▸ Source data:
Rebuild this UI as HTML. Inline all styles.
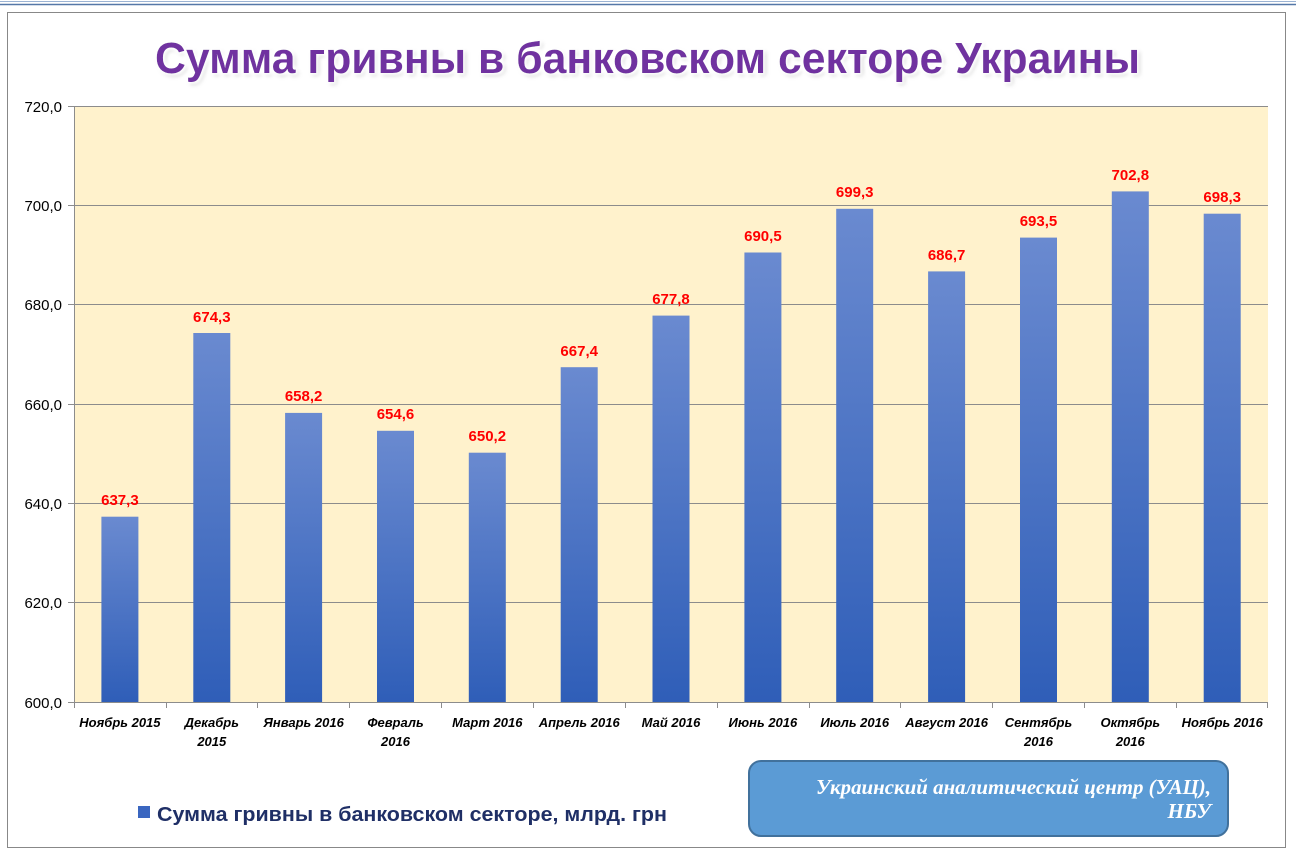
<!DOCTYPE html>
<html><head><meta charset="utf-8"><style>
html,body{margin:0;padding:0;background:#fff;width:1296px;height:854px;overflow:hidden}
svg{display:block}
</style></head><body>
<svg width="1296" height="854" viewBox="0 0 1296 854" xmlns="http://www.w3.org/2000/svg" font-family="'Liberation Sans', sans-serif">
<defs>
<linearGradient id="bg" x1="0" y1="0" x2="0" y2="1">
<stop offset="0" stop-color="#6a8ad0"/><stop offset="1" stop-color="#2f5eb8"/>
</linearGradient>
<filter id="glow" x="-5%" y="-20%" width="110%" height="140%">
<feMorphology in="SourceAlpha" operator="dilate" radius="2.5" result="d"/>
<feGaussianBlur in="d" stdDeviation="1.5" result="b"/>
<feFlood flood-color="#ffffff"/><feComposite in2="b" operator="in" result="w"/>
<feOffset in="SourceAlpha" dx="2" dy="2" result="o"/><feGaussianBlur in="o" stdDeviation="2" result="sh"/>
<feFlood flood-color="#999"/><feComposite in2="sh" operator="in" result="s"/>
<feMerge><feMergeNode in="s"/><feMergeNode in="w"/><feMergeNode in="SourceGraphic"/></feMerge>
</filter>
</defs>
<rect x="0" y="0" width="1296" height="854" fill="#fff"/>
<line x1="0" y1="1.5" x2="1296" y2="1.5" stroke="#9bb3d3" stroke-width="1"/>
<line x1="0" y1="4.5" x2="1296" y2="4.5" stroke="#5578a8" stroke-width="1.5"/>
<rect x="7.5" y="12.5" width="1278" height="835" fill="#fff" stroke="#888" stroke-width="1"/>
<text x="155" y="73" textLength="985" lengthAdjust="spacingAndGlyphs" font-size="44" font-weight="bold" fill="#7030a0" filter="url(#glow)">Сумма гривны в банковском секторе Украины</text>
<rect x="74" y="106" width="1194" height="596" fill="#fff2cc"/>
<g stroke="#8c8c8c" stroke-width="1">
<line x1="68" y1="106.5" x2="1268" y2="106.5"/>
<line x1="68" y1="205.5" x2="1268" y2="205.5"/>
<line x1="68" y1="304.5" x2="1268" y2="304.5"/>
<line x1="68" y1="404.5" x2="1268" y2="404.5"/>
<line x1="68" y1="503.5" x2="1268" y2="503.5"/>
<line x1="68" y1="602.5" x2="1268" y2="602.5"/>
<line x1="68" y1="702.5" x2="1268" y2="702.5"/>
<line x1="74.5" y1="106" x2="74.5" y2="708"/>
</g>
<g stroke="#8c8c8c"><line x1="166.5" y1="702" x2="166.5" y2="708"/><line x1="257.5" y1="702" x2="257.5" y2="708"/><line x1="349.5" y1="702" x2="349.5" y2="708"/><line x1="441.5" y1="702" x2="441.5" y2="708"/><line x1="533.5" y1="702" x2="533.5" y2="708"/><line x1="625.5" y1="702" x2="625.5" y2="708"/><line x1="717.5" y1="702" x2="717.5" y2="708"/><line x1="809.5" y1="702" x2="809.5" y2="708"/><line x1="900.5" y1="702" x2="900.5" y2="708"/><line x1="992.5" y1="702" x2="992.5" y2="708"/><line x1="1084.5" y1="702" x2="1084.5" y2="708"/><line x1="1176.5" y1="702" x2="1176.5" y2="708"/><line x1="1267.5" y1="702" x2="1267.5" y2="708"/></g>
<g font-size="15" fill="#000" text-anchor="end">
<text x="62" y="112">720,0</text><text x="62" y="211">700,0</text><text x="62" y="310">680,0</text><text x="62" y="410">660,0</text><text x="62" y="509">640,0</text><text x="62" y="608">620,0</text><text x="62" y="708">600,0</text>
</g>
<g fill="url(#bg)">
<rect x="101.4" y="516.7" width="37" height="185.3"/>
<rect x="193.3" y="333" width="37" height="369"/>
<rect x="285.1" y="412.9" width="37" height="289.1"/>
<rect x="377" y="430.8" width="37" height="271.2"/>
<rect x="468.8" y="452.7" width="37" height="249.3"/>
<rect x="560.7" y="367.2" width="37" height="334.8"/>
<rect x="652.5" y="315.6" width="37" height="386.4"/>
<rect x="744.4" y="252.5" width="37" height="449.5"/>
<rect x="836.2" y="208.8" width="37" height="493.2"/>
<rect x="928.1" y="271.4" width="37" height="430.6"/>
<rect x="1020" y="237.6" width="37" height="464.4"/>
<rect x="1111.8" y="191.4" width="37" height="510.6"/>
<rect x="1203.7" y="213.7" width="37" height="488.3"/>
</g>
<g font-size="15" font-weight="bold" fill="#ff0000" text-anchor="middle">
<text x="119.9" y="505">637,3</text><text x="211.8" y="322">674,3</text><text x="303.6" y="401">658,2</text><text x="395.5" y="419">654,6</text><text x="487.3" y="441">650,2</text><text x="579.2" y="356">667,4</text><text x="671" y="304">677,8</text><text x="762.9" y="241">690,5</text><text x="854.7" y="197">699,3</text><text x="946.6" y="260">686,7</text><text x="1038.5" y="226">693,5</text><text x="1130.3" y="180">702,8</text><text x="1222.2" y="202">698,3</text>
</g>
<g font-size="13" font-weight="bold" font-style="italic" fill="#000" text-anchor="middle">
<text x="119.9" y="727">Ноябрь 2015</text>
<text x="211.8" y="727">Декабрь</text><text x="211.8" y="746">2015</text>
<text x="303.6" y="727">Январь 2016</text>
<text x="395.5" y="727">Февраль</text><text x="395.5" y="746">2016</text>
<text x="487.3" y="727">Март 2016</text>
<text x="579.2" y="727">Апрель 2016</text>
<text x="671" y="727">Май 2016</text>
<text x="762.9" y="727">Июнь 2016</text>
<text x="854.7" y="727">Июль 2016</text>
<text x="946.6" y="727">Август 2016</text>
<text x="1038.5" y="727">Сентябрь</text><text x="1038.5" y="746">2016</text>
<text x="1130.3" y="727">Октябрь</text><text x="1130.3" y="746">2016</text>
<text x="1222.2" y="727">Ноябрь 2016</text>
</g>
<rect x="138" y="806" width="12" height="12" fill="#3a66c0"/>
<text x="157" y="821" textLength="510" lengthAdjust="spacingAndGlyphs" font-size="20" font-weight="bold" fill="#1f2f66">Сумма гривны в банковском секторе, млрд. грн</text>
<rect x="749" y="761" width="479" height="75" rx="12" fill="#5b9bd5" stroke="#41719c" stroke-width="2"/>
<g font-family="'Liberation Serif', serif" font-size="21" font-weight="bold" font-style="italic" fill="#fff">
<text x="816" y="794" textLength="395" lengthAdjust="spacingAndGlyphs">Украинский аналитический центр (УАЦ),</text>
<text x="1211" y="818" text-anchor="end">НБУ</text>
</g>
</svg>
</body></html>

▸ Short task: Print the listing above in full, exactly as written. Omit any pictures.

▸ Response below:
Rebuild this UI as HTML. Inline all styles.
<!DOCTYPE html>
<html><head><meta charset="utf-8"><style>
html,body{margin:0;padding:0;background:#fff;width:1296px;height:854px;overflow:hidden}
svg{display:block}
</style></head><body>
<svg width="1296" height="854" viewBox="0 0 1296 854" xmlns="http://www.w3.org/2000/svg" font-family="'Liberation Sans', sans-serif">
<defs>
<linearGradient id="bg" x1="0" y1="0" x2="0" y2="1">
<stop offset="0" stop-color="#6a8ad0"/><stop offset="1" stop-color="#2f5eb8"/>
</linearGradient>
<filter id="glow" x="-5%" y="-20%" width="110%" height="140%">
<feMorphology in="SourceAlpha" operator="dilate" radius="2.5" result="d"/>
<feGaussianBlur in="d" stdDeviation="1.5" result="b"/>
<feFlood flood-color="#ffffff"/><feComposite in2="b" operator="in" result="w"/>
<feOffset in="SourceAlpha" dx="2" dy="2" result="o"/><feGaussianBlur in="o" stdDeviation="2" result="sh"/>
<feFlood flood-color="#999"/><feComposite in2="sh" operator="in" result="s"/>
<feMerge><feMergeNode in="s"/><feMergeNode in="w"/><feMergeNode in="SourceGraphic"/></feMerge>
</filter>
</defs>
<rect x="0" y="0" width="1296" height="854" fill="#fff"/>
<line x1="0" y1="1.5" x2="1296" y2="1.5" stroke="#9bb3d3" stroke-width="1"/>
<line x1="0" y1="4.5" x2="1296" y2="4.5" stroke="#5578a8" stroke-width="1.5"/>
<rect x="7.5" y="12.5" width="1278" height="835" fill="#fff" stroke="#888" stroke-width="1"/>
<text x="155" y="73" textLength="985" lengthAdjust="spacingAndGlyphs" font-size="44" font-weight="bold" fill="#7030a0" filter="url(#glow)">Сумма гривны в банковском секторе Украины</text>
<rect x="74" y="106" width="1194" height="596" fill="#fff2cc"/>
<g stroke="#8c8c8c" stroke-width="1">
<line x1="68" y1="106.5" x2="1268" y2="106.5"/>
<line x1="68" y1="205.5" x2="1268" y2="205.5"/>
<line x1="68" y1="304.5" x2="1268" y2="304.5"/>
<line x1="68" y1="404.5" x2="1268" y2="404.5"/>
<line x1="68" y1="503.5" x2="1268" y2="503.5"/>
<line x1="68" y1="602.5" x2="1268" y2="602.5"/>
<line x1="68" y1="702.5" x2="1268" y2="702.5"/>
<line x1="74.5" y1="106" x2="74.5" y2="708"/>
</g>
<g stroke="#8c8c8c"><line x1="166.5" y1="702" x2="166.5" y2="708"/><line x1="257.5" y1="702" x2="257.5" y2="708"/><line x1="349.5" y1="702" x2="349.5" y2="708"/><line x1="441.5" y1="702" x2="441.5" y2="708"/><line x1="533.5" y1="702" x2="533.5" y2="708"/><line x1="625.5" y1="702" x2="625.5" y2="708"/><line x1="717.5" y1="702" x2="717.5" y2="708"/><line x1="809.5" y1="702" x2="809.5" y2="708"/><line x1="900.5" y1="702" x2="900.5" y2="708"/><line x1="992.5" y1="702" x2="992.5" y2="708"/><line x1="1084.5" y1="702" x2="1084.5" y2="708"/><line x1="1176.5" y1="702" x2="1176.5" y2="708"/><line x1="1267.5" y1="702" x2="1267.5" y2="708"/></g>
<g font-size="15" fill="#000" text-anchor="end">
<text x="62" y="112">720,0</text><text x="62" y="211">700,0</text><text x="62" y="310">680,0</text><text x="62" y="410">660,0</text><text x="62" y="509">640,0</text><text x="62" y="608">620,0</text><text x="62" y="708">600,0</text>
</g>
<g fill="url(#bg)">
<rect x="101.4" y="516.7" width="37" height="185.3"/>
<rect x="193.3" y="333" width="37" height="369"/>
<rect x="285.1" y="412.9" width="37" height="289.1"/>
<rect x="377" y="430.8" width="37" height="271.2"/>
<rect x="468.8" y="452.7" width="37" height="249.3"/>
<rect x="560.7" y="367.2" width="37" height="334.8"/>
<rect x="652.5" y="315.6" width="37" height="386.4"/>
<rect x="744.4" y="252.5" width="37" height="449.5"/>
<rect x="836.2" y="208.8" width="37" height="493.2"/>
<rect x="928.1" y="271.4" width="37" height="430.6"/>
<rect x="1020" y="237.6" width="37" height="464.4"/>
<rect x="1111.8" y="191.4" width="37" height="510.6"/>
<rect x="1203.7" y="213.7" width="37" height="488.3"/>
</g>
<g font-size="15" font-weight="bold" fill="#ff0000" text-anchor="middle">
<text x="119.9" y="505">637,3</text><text x="211.8" y="322">674,3</text><text x="303.6" y="401">658,2</text><text x="395.5" y="419">654,6</text><text x="487.3" y="441">650,2</text><text x="579.2" y="356">667,4</text><text x="671" y="304">677,8</text><text x="762.9" y="241">690,5</text><text x="854.7" y="197">699,3</text><text x="946.6" y="260">686,7</text><text x="1038.5" y="226">693,5</text><text x="1130.3" y="180">702,8</text><text x="1222.2" y="202">698,3</text>
</g>
<g font-size="13" font-weight="bold" font-style="italic" fill="#000" text-anchor="middle">
<text x="119.9" y="727">Ноябрь 2015</text>
<text x="211.8" y="727">Декабрь</text><text x="211.8" y="746">2015</text>
<text x="303.6" y="727">Январь 2016</text>
<text x="395.5" y="727">Февраль</text><text x="395.5" y="746">2016</text>
<text x="487.3" y="727">Март 2016</text>
<text x="579.2" y="727">Апрель 2016</text>
<text x="671" y="727">Май 2016</text>
<text x="762.9" y="727">Июнь 2016</text>
<text x="854.7" y="727">Июль 2016</text>
<text x="946.6" y="727">Август 2016</text>
<text x="1038.5" y="727">Сентябрь</text><text x="1038.5" y="746">2016</text>
<text x="1130.3" y="727">Октябрь</text><text x="1130.3" y="746">2016</text>
<text x="1222.2" y="727">Ноябрь 2016</text>
</g>
<rect x="138" y="806" width="12" height="12" fill="#3a66c0"/>
<text x="157" y="821" textLength="510" lengthAdjust="spacingAndGlyphs" font-size="20" font-weight="bold" fill="#1f2f66">Сумма гривны в банковском секторе, млрд. грн</text>
<rect x="749" y="761" width="479" height="75" rx="12" fill="#5b9bd5" stroke="#41719c" stroke-width="2"/>
<g font-family="'Liberation Serif', serif" font-size="21" font-weight="bold" font-style="italic" fill="#fff">
<text x="816" y="794" textLength="395" lengthAdjust="spacingAndGlyphs">Украинский аналитический центр (УАЦ),</text>
<text x="1211" y="818" text-anchor="end">НБУ</text>
</g>
</svg>
</body></html>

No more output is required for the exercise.